In seven or eight years, the Eagle Ford went from contributing next to nothing to more than 1.5 million barrels of oil equivalent per day (MMboe/d) by 2015, or the equivalent of 15% of U.S. production, he said.

Recently the rig count has declined and drilling permits are off their peak as well, foretelling a continued slowdown. But operators have faith in the play. “What if the price of oil had not dropped? This inventory is not going away,” Kokoski said.

“We’re not making a choice of drilling or not drilling a well; we’re making a choice of how we want to drill a well. We are going from a drill-and-complete environment to one of managing the 1,400 wells we will operate. We’ve gone from hyper-growth to managing production while still growing.”

In second-quarter 2016, Marathon’s average completed well cost was about $4.2 million, down 30% year-over-year. Drilling cost per foot fell to $100 from $150 the year prior, Kokoski said. “These are the things that have allowed us to survive. We’re now completing a well in 25% of the time it took us when we first started in 2012.”

Marathon is focused on achieving efficiency at scale and making sure those gains are repeatable and sustainable, he said. It entered the play with a splash in June 2011 by buying Hilcorp’s Eagle Ford assets for $3.5 billion. So from a standing start at zero, Marathon has proved it can be as nimble as an independent, Kokoski said.

From 2012, MRO has improved drilling footage per day 100% through optimizing every step of the process and using high-spec rigs. It has seen a 60% reduction in flat times by using multiwell pads, offline cementing and walking packages. It has cut the time it takes to fracture stimulate by 75% since 2012 by using sliding sleeves, faster frack sand offloading in the stacked and staggered laterals, and zipper fracks.

“We’ve moved to the digital oilfield and we’ve asked some of our best operations people to turn in their hard hats for time behind a computer. Since 2012, Marathon has reduced its production operating costs by half. We call it ‘pump by priority.’ We cannot continue to keep adding more people and trucks …,” he said.

“It’s not about finding bigger IPs. It’s about finding a few more barrels a day over many years—this remains a very satisfying endeavor.”

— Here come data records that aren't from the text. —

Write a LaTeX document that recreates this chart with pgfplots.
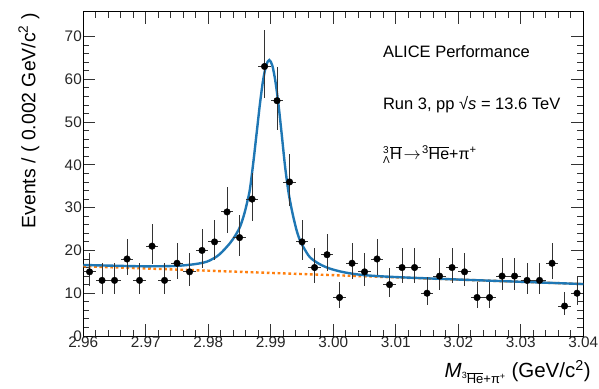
\documentclass[border=0pt]{standalone}
\usepackage{fontspec}
\setmainfont{Liberation Sans}
\usepackage{pgfplots}
\pgfplotsset{compat=1.18}
\usepackage{pgfplotstable}

\definecolor{fitblue}{RGB}{31,119,180}
\definecolor{bkgorange}{RGB}{255,127,14}

\pgfplotstableread{
x y ep em
2.961 15 4.41 3.41
2.963 13 4.14 3.14
2.965 13 4.14 3.14
2.967 18 4.77 3.77
2.969 13 4.14 3.14
2.971 21 5.11 4.11
2.973 13 4.14 3.14
2.975 17 4.65 3.65
2.977 15 4.41 3.41
2.979 20 5.00 4.00
2.981 22 5.22 4.22
2.983 29 5.91 4.91
2.985 23 5.32 4.32
2.987 32 6.18 5.18
2.989 63 8.45 7.45
2.991 55 7.93 6.93
2.993 36 6.52 5.52
2.995 22 5.22 4.22
2.997 16 4.53 3.53
2.999 19 4.89 3.89
3.001 9 3.54 2.54
3.003 17 4.65 3.65
3.005 15 4.41 3.41
3.007 18 4.77 3.77
3.009 12 4.00 3.00
3.011 16 4.53 3.53
3.013 16 4.53 3.53
3.015 10 3.70 2.70
3.017 14 4.27 3.27
3.019 16 4.53 3.53
3.021 15 4.41 3.41
3.023 9 3.54 2.54
3.025 9 3.54 2.54
3.027 14 4.27 3.27
3.029 14 4.27 3.27
3.031 13 4.14 3.14
3.033 13 4.14 3.14
3.035 17 4.65 3.65
3.037 7 3.19 2.19
3.039 10 3.70 2.70
}\datatab

\pgfplotstableread{
x y
2.96000 16.60
2.96476 16.43
2.96976 16.29
2.97476 16.38
2.97776 16.78
2.97976 17.37
2.98136 18.59
2.98226 19.74
2.98346 21.68
2.98426 23.34
2.98507 25.50
2.98576 28.56
2.98626 31.54
2.98667 34.41
2.98726 41.28
2.98776 47.76
2.98826 54.23
2.98876 59.71
2.98926 63.28
2.98976 64.50
2.99026 63.13
2.99076 59.30
2.99126 53.68
2.99176 46.95
2.99226 39.92
2.99280 33.90
2.99326 30.20
2.99360 27.85
2.99416 24.52
2.99467 22.35
2.99526 20.67
2.99626 18.41
2.99776 16.84
2.99946 15.75
3.00176 14.88
3.00476 14.25
3.00976 13.79
3.01976 13.21
3.03000 12.67
3.04000 12.14
}\fittab

\pgfplotstableread{
x y
2.96 16.30
3.04 12.14
}\bkgtab

\begin{document}
\begin{tikzpicture}
\path[use as bounding box] (-83.3pt,-52pt) rectangle (515.7pt,336pt);
\begin{axis}[
  at={(0pt,0pt)}, anchor=south west,
  width=500pt, height=324.3pt, scale only axis,
  xmin=2.96, xmax=3.04, ymin=0, ymax=75.8,
  xtick={2.96,2.97,2.98,2.99,3.00,3.01,3.02,3.03,3.04},
  minor x tick num=4,
  ytick={0,10,20,30,40,50,60,70},
  minor y tick num=4,
  scaled x ticks=false,
  tick align=inside, xtick pos=both, ytick pos=both,
  major tick length=12pt, minor tick length=6pt,
  every tick/.style={black!80, line width=0.8pt},
  axis line style={line width=0.8pt, black},
  /pgf/number format/assume math mode=true,
  tick label style={font=\fontsize{15.3}{15.3}\selectfont, black!85},
  xticklabel style={/pgf/number format/.cd, fixed, fixed zerofill, precision=2, /tikz/.cd, yshift=3pt},
  yticklabel style={xshift=2pt},
  xlabel={\textit{M}\raisebox{-0.5ex}{\fontsize{13}{13}\selectfont\raisebox{0.75ex}{\fontsize{9}{9}\selectfont 3}$\overline{\mbox{He}}$+π\textsuperscript{+}} (GeV/c\textsuperscript{2})},
  xlabel style={at={(axis description cs:1.015,-0.1295)}, anchor=base east, inner sep=0pt, font=\fontsize{20.5}{20.5}\selectfont},
  ylabel={Events / ( 0.002 GeV/c\textsuperscript{2} )},
  ylabel style={at={(axis description cs:-0.1086,0.996)}, anchor=east, inner sep=0pt, font=\fontsize{19.4}{19.4}\selectfont},
  clip=true,
]
\addplot[bkgorange, line width=2.4pt, dash pattern=on 2.7pt off 2.7pt] table[x=x,y=y]{\bkgtab};
\addplot[fitblue, line width=2.4pt, smooth, tension=0.5] table[x=x,y=y]{\fittab};
\addplot[only marks, mark=*, mark size=3.3pt, black, mark options={fill=black},
  error bars/.cd, x dir=both, x fixed=0.001, y dir=both, y explicit,
  error bar style={line width=0.9pt, black!80}, error mark=none]
  table[x=x, y=y, y error plus=ep, y error minus=em]{\datatab};
\node[anchor=base west, inner sep=0pt, font=\fontsize{16.5}{16.5}\selectfont] at (axis description cs:0.599,0.8596) {ALICE Performance};
\node[anchor=base west, inner sep=0pt, font=\fontsize{16.5}{16.5}\selectfont] at (axis description cs:0.599,0.6969) {Run 3, pp √\textit{s} = 13.6 TeV};
\node[anchor=base west, inner sep=0pt, font=\fontsize{16}{16}\selectfont] at (axis description cs:0.599,0.5448) {$^{\mbox{\fontsize{10}{10}\selectfont 3}}_{\mbox{\fontsize{10}{10}\selectfont Λ}}$$\overline{\mbox{H}}$\hspace{2pt}$\rightarrow$\hspace{1pt}\textsuperscript{3}$\overline{\mbox{He}}$+π\textsuperscript{+}};
\end{axis}
\end{tikzpicture}
\end{document}
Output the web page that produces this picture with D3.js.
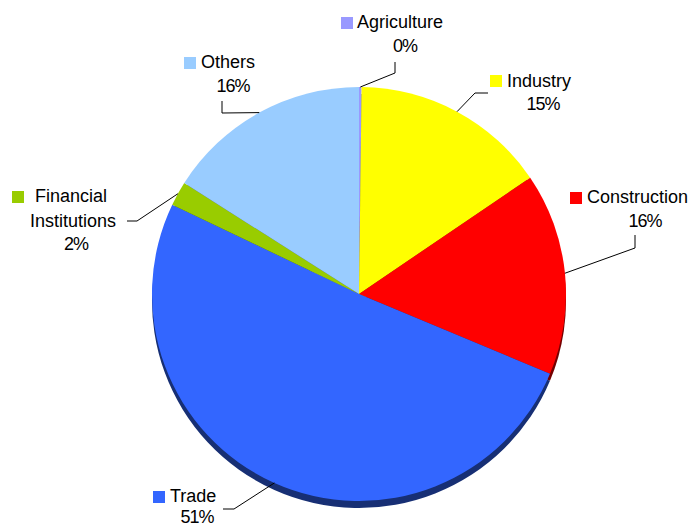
<!DOCTYPE html>
<html>
<head>
<meta charset="utf-8">
<script src="https://d3js.org/d3.v7.min.js"></script>
<style>
  body { margin: 0; background: #fff; }
  svg { display: block; }
  text { font-family: "Liberation Sans", Arial, sans-serif; font-size: 18px; fill: #000; }
</style>
</head>
<body>
<svg id="chart" width="699" height="527"></svg>
<script>
// sectors, clockwise from 12 o'clock
var categories = ['Agriculture', 'Industry', 'Construction', 'Trade', 'Financial Institutions', 'Others']
var values = [0.2, 15.3, 15.8, 50.8, 1.9, 16.0]
var pctLabels = ['0%', '15%', '16%', '51%', '2%', '16%']
var colors = ['#9999FF', '#FFFF00', '#FF0000', '#3366FF', '#99CC00', '#99CCFF']

// label placement (layout only)
var labelLayout = [
	{ sq: [341, 17], lines: [['Agriculture', 357, 28]], pct: [405, 52], elbow: [395, 73], end: [395, 62] },
	{ sq: [490, 75], lines: [['Industry', 507, 87]], pct: [543, 110], elbow: [475, 93], end: [488, 93] },
	{ sq: [570, 192], lines: [['Construction', 587, 203]], pct: [645, 227], elbow: [635, 248], end: [635, 235] },
	{ sq: [153, 491], lines: [['Trade', 170, 502]], pct: [197, 523], elbow: [234, 509], end: [223, 509] },
	{ sq: [12, 191], lines: [['Financial', 35, 202], ['Institutions', 30, 227]], pct: [76, 250], elbow: [137, 221], end: [127, 221] },
	{ sq: [184, 57], lines: [['Others', 201, 68]], pct: [233, 92], elbow: [222, 113], end: [222, 101] }
]

var svg = d3.select('#chart')
var cx = 359, cy = 294, radius = 207, depth = 7

var data = categories.map(function (c, i) { return { name: c, value: values[i], color: colors[i], i: i } })

var pie = d3.pie()
	.value(function (d) { return d.value })
	.sort(null)
var arcs = pie(data)
var arc = d3.arc().innerRadius(0).outerRadius(radius)

// darker rim underneath for the raised look
svg.append('g')
	.attr('transform', 'translate(' + cx + ',' + (cy + depth) + ')')
	.selectAll('path')
	.data(arcs)
	.enter()
	.append('path')
	.attr('d', arc)
	.style('fill', function (d) { return d3.color(d.data.color).darker(2.2) })

svg.append('g')
	.attr('transform', 'translate(' + cx + ',' + cy + ')')
	.selectAll('path')
	.data(arcs)
	.enter()
	.append('path')
	.attr('d', arc)
	.style('fill', function (d) { return d.data.color })

// leader lines
svg.append('g')
	.selectAll('polyline')
	.data(arcs)
	.enter()
	.append('polyline')
	.attr('points', function (d) {
		var a = (d.startAngle + d.endAngle) / 2
		var lay = labelLayout[d.data.i]
		var p = [cx + radius * Math.sin(a), cy - radius * Math.cos(a)]
		return [p, lay.elbow, lay.end].map(function (q) { return q.join(',') }).join(' ')
	})
	.style('fill', 'none')
	.style('stroke', '#000')
	.style('stroke-width', 1)

// labels
var labels = svg.append('g')
	.selectAll('g')
	.data(data)
	.enter()
	.append('g')

labels.append('rect')
	.attr('x', function (d) { return labelLayout[d.i].sq[0] })
	.attr('y', function (d) { return labelLayout[d.i].sq[1] })
	.attr('width', 12)
	.attr('height', 12)
	.style('fill', function (d) { return d.color })

labels.each(function (d) {
	var g = d3.select(this)
	labelLayout[d.i].lines.forEach(function (l) {
		g.append('text')
			.attr('x', l[1])
			.attr('y', l[2])
			.text(l[0])
	})
	g.append('text')
		.attr('x', labelLayout[d.i].pct[0])
		.attr('y', labelLayout[d.i].pct[1])
		.attr('text-anchor', 'middle')
		.style('letter-spacing', '-1px')
		.text(pctLabels[d.i])
})
</script>
</body>
</html>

Chip Rimer, senior vice president for U.S. onshore, Noble Energy, addresses attendees of DUG Eagle Ford in San Antonio. (Source: Hart Energy)

Noble Energy is creating similar successes, said Chip Rimer, senior vice president for U.S. onshore. The company now claims to have drilled five of the 10 best wells in the Eagle Ford after being in the play only a year since its July 2015, $2.1 billion acquisition of Rosetta Resources Inc. In that deal, it picked up 50,000 net acres in the Eagle Ford, primarily in Webb County, Texas.

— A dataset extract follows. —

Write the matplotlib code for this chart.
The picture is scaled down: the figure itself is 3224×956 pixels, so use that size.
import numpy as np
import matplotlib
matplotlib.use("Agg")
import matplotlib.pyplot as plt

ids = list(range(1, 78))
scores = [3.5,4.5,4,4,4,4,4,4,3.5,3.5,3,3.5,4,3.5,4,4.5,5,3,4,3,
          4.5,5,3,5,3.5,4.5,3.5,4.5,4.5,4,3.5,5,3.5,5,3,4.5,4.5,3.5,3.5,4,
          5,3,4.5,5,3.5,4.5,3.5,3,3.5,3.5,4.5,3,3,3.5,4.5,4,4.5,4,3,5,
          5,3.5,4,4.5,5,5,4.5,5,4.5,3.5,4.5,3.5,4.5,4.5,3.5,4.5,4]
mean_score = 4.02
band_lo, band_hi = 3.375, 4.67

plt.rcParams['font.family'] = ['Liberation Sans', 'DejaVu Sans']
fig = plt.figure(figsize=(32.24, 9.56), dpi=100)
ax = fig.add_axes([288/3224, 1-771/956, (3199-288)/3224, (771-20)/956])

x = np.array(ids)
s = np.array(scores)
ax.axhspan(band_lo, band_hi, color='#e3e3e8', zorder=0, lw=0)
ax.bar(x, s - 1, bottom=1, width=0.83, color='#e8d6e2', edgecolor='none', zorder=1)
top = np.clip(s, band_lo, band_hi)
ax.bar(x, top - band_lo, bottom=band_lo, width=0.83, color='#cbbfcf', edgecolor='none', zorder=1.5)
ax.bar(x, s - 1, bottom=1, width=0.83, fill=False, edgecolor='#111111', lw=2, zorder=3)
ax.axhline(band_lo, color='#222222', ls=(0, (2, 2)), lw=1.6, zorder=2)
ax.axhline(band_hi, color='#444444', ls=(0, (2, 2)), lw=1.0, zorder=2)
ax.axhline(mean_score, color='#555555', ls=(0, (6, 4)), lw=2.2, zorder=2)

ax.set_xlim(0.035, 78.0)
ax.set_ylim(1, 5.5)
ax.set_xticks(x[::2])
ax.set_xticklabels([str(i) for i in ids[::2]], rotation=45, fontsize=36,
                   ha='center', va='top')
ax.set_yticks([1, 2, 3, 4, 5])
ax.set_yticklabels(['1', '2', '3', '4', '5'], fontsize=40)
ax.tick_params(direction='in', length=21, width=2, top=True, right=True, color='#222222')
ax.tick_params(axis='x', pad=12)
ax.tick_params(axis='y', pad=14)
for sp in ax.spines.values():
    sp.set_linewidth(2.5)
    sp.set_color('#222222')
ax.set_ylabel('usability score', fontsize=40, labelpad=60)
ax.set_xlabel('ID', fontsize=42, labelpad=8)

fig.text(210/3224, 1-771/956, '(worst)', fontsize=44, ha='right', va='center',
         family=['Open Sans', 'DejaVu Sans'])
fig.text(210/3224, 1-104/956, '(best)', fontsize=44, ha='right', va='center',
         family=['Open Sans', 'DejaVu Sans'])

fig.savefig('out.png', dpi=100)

“We’re being very disciplined and we look at our wells on an NPV [net present value] basis. Our engineering and operations folks meet weekly. We ask, ‘How do you manage this? How do you improve? How do you create the best value possible?’”

Its Eagle Ford production is now 67 Mboe/d or about 25% of its U.S. production in second-quarter 2016. Some 18 wells have been completed in the Lower Eagle Ford since the deal closed. The Gates Ranch lease is its biggest asset where, in the South Gates Ranch area, production history supports downspacing from 1,000 ft to 750 ft. The Gates Ranch North wells, meanwhile, are tracking above a 3 MMboe type curve—more than 3x what was expected.

One of the first things Noble did post-acquisition was get its teams in the Eagle Ford and Marcellus to compare notes to drive step changes through every part of the process of enhanced completions, Rimer said. “We needed to change, to use more proppant, more fluids and basically open up more rock,” he said.

To that end, the company’s frack stages have tighter cluster spacing of 20 ft to 40 ft vs. 80 ft previously. “We were in the range of 35 to 45 bbl/ft and 800 lbs of proppant before. Now, we are closer to 20 to 40 ft frack clusters and our proppant is 2,000 to 2,220 lbs/ft,” he said.

“What excites me most is the way our guys are working together and challenging each other. We’re lucky to have the fiscal structure to allow this to happen. The Eagle Ford is a value for our company, our state and our country.”